Positive outlook in heart disease tied to fewer deaths
NEW YORK - People with heart disease who are more upbeat and excited tend to live longer than those who don't have such a positive outlook, a new study suggests, possibly because they are often more active.
Researchers surveyed people with ischemic heart disease - when the heart doesn't get enough blood due to narrowed arteries - and found earning a high score on measures of "positive affect" was tied to a greater chance of being a regular exerciser and a lower risk of dying over the next five years.

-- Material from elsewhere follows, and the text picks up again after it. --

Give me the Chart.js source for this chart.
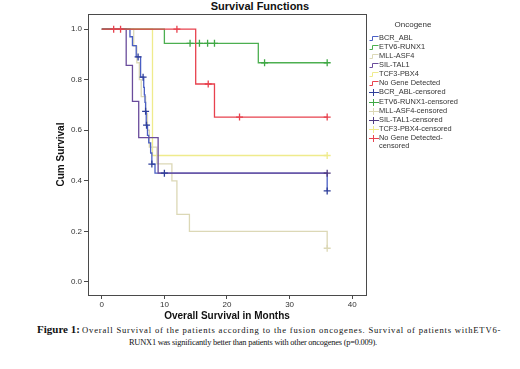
<!DOCTYPE html>
<html>
<head>
<meta charset="utf-8">
<script src="https://cdn.jsdelivr.net/npm/chart.js@4.4.1/dist/chart.umd.min.js"></script>
<style>
  body{margin:0;width:520px;height:369px;background:#fff;position:relative;overflow:hidden;font-family:"Liberation Sans",Arial,sans-serif;}
  #title{position:absolute;top:0;left:0;width:520px;text-align:center;font:bold 11px "Liberation Sans",Arial,sans-serif;line-height:13px;color:#111;}
  #c{position:absolute;left:0;top:0;}
  #legend{position:absolute;left:369px;top:19px;width:150px;font:7.4px "Liberation Sans",Arial,sans-serif;color:#333;}
  #legend .lt{position:absolute;left:4px;top:1px;width:80px;text-align:center;font-size:8px;}
  #legend .it{position:absolute;left:0;height:9px;line-height:9px;white-space:nowrap;}
  #legend svg{position:absolute;left:0;top:0;}
  #legend span{position:absolute;left:10px;top:0;line-height:8.2px;}
  .cap{position:absolute;font:8.6px "Liberation Serif","Times New Roman",serif;color:#111;white-space:nowrap;line-height:12px;}
  .cap b{font-size:11px;}
  #cap2{font-size:8.4px;}
</style>
</head>
<body>
<div id="title">Survival Functions</div>
<canvas id="c" width="520" height="322"></canvas>
<div id="legend"></div>
<div class="cap" id="cap1" style="left:37px;top:323px;"><b id="fig">Figure 1:</b> <span id="t1">Overall Survival of the patients according to the fusion oncogenes. Survival of patients withETV6-</span></div>
<div class="cap" id="cap2" style="left:129px;top:337px;"><span id="t2">RUNX1 was significantly better than patients with other oncogenes (p=0.009).</span></div>
<script>
// ---- data (months, cumulative survival) ----
const seriesNames = ["BCR_ABL", "ETV6-RUNX1", "MLL-ASF4", "SIL-TAL1", "TCF3-PBX4", "No Gene Detected"];
const seriesColors = ["#4a5fc4", "#4caf50", "#dcd8b6", "#6a4c9c", "#efeb8c", "#e8424e"];
const censorColors = ["#2f3f9a", "#3fa845", "#dcd8b6", "#4f3a80", "#efeb8c", "#e8424e"];

const bcrAblTimes  = [0, 4.5, 4.9, 5.5, 6.2, 6.7, 6.8, 6.9, 7.0, 7.1, 7.3, 7.5, 7.8, 8.0, 8.5, 36];
const bcrAblSurv   = [1, 0.97, 0.935, 0.89, 0.81, 0.77, 0.74, 0.71, 0.675, 0.62, 0.58, 0.55, 0.51, 0.466, 0.43, 0.36];
const bcrAblCensT  = [5.8, 6.6, 7.0, 7.15, 8.0, 10, 36];
const bcrAblCensS  = [0.89, 0.81, 0.675, 0.62, 0.466, 0.43, 0.36];

const etvTimes     = [0, 10, 25, 36];
const etvSurv      = [1, 0.944, 0.867, 0.867];
const etvCensT     = [14.1, 15.6, 16.9, 18, 26, 36];
const etvCensS     = [0.944, 0.944, 0.944, 0.944, 0.867, 0.867];

const mllTimes     = [0, 5.1, 5.6, 6.0, 6.3, 7.0, 7.3, 7.6, 8.8, 11.2, 12.0, 14.0, 36];
const mllSurv      = [1, 0.933, 0.867, 0.8, 0.733, 0.667, 0.6, 0.533, 0.467, 0.4, 0.267, 0.2, 0.133];
const mllCensT     = [36];
const mllCensS     = [0.133];

const silTimes     = [0, 3.9, 4.9, 5.9, 9.0, 36];
const silSurv      = [1, 0.857, 0.714, 0.571, 0.43, 0.43];
const silCensT     = [36];
const silCensS     = [0.43];

const tcfTimes     = [0, 8.1, 36];
const tcfSurv      = [1, 0.5, 0.5];
const tcfCensT     = [36];
const tcfCensS     = [0.5];

const ngdTimes     = [0, 15, 18, 36];
const ngdSurv      = [1, 0.783, 0.652, 0.652];
const ngdCensT     = [1.9, 3.0, 12, 17, 22, 36];
const ngdCensS     = [1, 1, 1, 0.783, 0.652, 0.652];

const xTicks = [0, 10, 20, 30, 40];
const yTicks = [0.0, 0.2, 0.4, 0.6, 0.8, 1.0];

const lineTimes = [bcrAblTimes, etvTimes, mllTimes, silTimes, tcfTimes, ngdTimes];
const lineSurv  = [bcrAblSurv, etvSurv, mllSurv, silSurv, tcfSurv, ngdSurv];
const censT = [bcrAblCensT, etvCensT, mllCensT, silCensT, tcfCensT, ngdCensT];
const censS = [bcrAblCensS, etvCensS, mllCensS, silCensS, tcfCensS, ngdCensS];

const zip = (a, b) => a.map((v, i) => ({x: v, y: b[i]}));
const drawOrder = [3, 1, 4, 2, 5, 0]; // lower drawn on top

const datasets = [];
seriesNames.forEach((n, i) => {
  datasets.push({
    label: n, data: zip(lineTimes[i], lineSurv[i]), stepped: 'before',
    borderColor: seriesColors[i], borderWidth: 1.3, pointRadius: 0, fill: false,
    order: drawOrder[i] + 10
  });
});
seriesNames.forEach((n, i) => {
  datasets.push({
    label: n + "-censored", data: zip(censT[i], censS[i]), showLine: false,
    pointStyle: 'cross', pointRadius: 3.5, pointBorderWidth: 1.3,
    borderColor: censorColors[i], backgroundColor: censorColors[i],
    order: drawOrder[i]
  });
});

const framePlugin = {
  id: 'frame',
  afterDatasetsDraw(chart) {
    const {ctx, chartArea: a} = chart;
    ctx.save();
    ctx.strokeStyle = '#4a4a4a';
    ctx.lineWidth = 1;
    ctx.strokeRect(Math.round(a.left) + 0.5, Math.round(a.top) + 0.5, Math.round(a.right - a.left), Math.round(a.bottom - a.top));
    ctx.restore();
  }
};

new Chart(document.getElementById('c'), {
  type: 'line',
  data: { datasets },
  options: {
    responsive: false, devicePixelRatio: 1, animation: false,
    layout: { padding: { top: 14, right: 154, left: 0, bottom: 0 } },
    plugins: { legend: { display: false }, title: { display: false }, tooltip: { enabled: false } },
    scales: {
      x: {
        type: 'linear', min: -2.2, max: 42.2,
        afterBuildTicks: s => { s.ticks = xTicks.map(v => ({value: v})); },
        afterFit: s => { s.height = 27; },
        ticks: { color: '#333', font: { size: 8, family: 'Liberation Sans' }, padding: 1, maxRotation: 0, callback: v => String(v) },
        grid: { drawOnChartArea: false, drawTicks: true, tickLength: 4, color: '#4a4a4a' },
        border: { display: true, color: '#4a4a4a' },
        title: { display: true, text: 'Overall Survival in Months', color: '#111', font: { size: 10, weight: 'bold', family: 'Liberation Sans' }, padding: { top: 0, bottom: 0 } }
      },
      y: {
        type: 'linear', min: -0.052, max: 1.06,
        afterBuildTicks: s => { s.ticks = yTicks.map(v => ({value: v})); },
        afterFit: s => { s.width = 88; },
        ticks: { color: '#333', font: { size: 8, family: 'Liberation Sans' }, padding: 2, callback: v => Number(v).toFixed(1) },
        grid: { drawOnChartArea: false, drawTicks: true, tickLength: 4, color: '#4a4a4a' },
        border: { display: true, color: '#4a4a4a' },
        title: { display: true, text: 'Cum Survival', color: '#111', font: { size: 10, weight: 'bold', family: 'Liberation Sans' }, padding: { top: 55, bottom: 0 } }
      }
    }
  },
  plugins: [framePlugin]
});

// ---- legend ----
const leg = document.getElementById('legend');
const lt = document.createElement('div'); lt.className = 'lt'; lt.textContent = 'Oncogene'; leg.appendChild(lt);
const rowH = 9.1, firstRow = 14.8;
const entries = [];
seriesNames.forEach((n, i) => entries.push({text: n, color: seriesColors[i], kind: 'line'}));
seriesNames.forEach((n, i) => entries.push({text: n + "-censored", color: censorColors[i], kind: 'cens'}));
entries.forEach((e, k) => {
  const d = document.createElement('div'); d.className = 'it';
  d.style.top = (firstRow + k * rowH) + 'px';
  let icon;
  if (e.kind === 'line') {
    icon = `<svg width="10" height="9"><path d="M0.5,6.5 H3.5 V2.5 H9.5" fill="none" stroke="${e.color}" stroke-width="1"/></svg>`;
  } else {
    icon = `<svg width="10" height="9"><path d="M0,4.5 H10 M4.5,1 V8" fill="none" stroke="${e.color}" stroke-width="1"/></svg>`;
  }
  let label = e.text;
  if (label === 'No Gene Detected-censored') label = 'No Gene Detected-<br>censored';
  d.innerHTML = icon + `<span>${label}</span>`;
  leg.appendChild(d);
});

// ---- caption fitting (justified first line) ----
function fit(span, target) {
  const w = span.getBoundingClientRect().width;
  const n = span.textContent.length;
  span.style.letterSpacing = ((target - w) / n) + 'px';
}
const fig = document.getElementById('fig');
const figW = fig.getBoundingClientRect().width;
fit(document.getElementById('t1'), 502 - 37 - figW - 3);
fit(document.getElementById('t2'), 377 - 129);
</script>
</body>
</html>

"It adds to the body of literature suggesting that there may be relationships between positive affect … and all-cause mortality," Richard Sloan, who studies psychological risk factors and heart disease at Columbia University Medical Center in New York, said.
But, "It's going to take more than this to be confident that there's a link in the way we're confident there's a link between depression and (a higher risk of) heart disease," Sloan, who didn't participate in the new research, told Reuters Health.
The new study included 607 heart patients who were seen at one Danish hospital.
Susanne S. Pedersen from Tilburg University in The Netherlands and her colleagues asked the patients about their quality of life, mood and lifestyle habits including physical activity in 2005. Then they used death and hospital records to track participants through 2010.
On a mood scale ranging from 0 to 40, where higher scores indicate feeling more relaxed, self-confident and excited, half of participants scored a 24 or above. (Negative affect was measured separately - so a person could score high or low on measures of both positive attitude and insecurity or helplessness.)
During the follow-up period, 30 of the high positive affect patients died of any cause, compared to 50 people with a lower positive attitude score.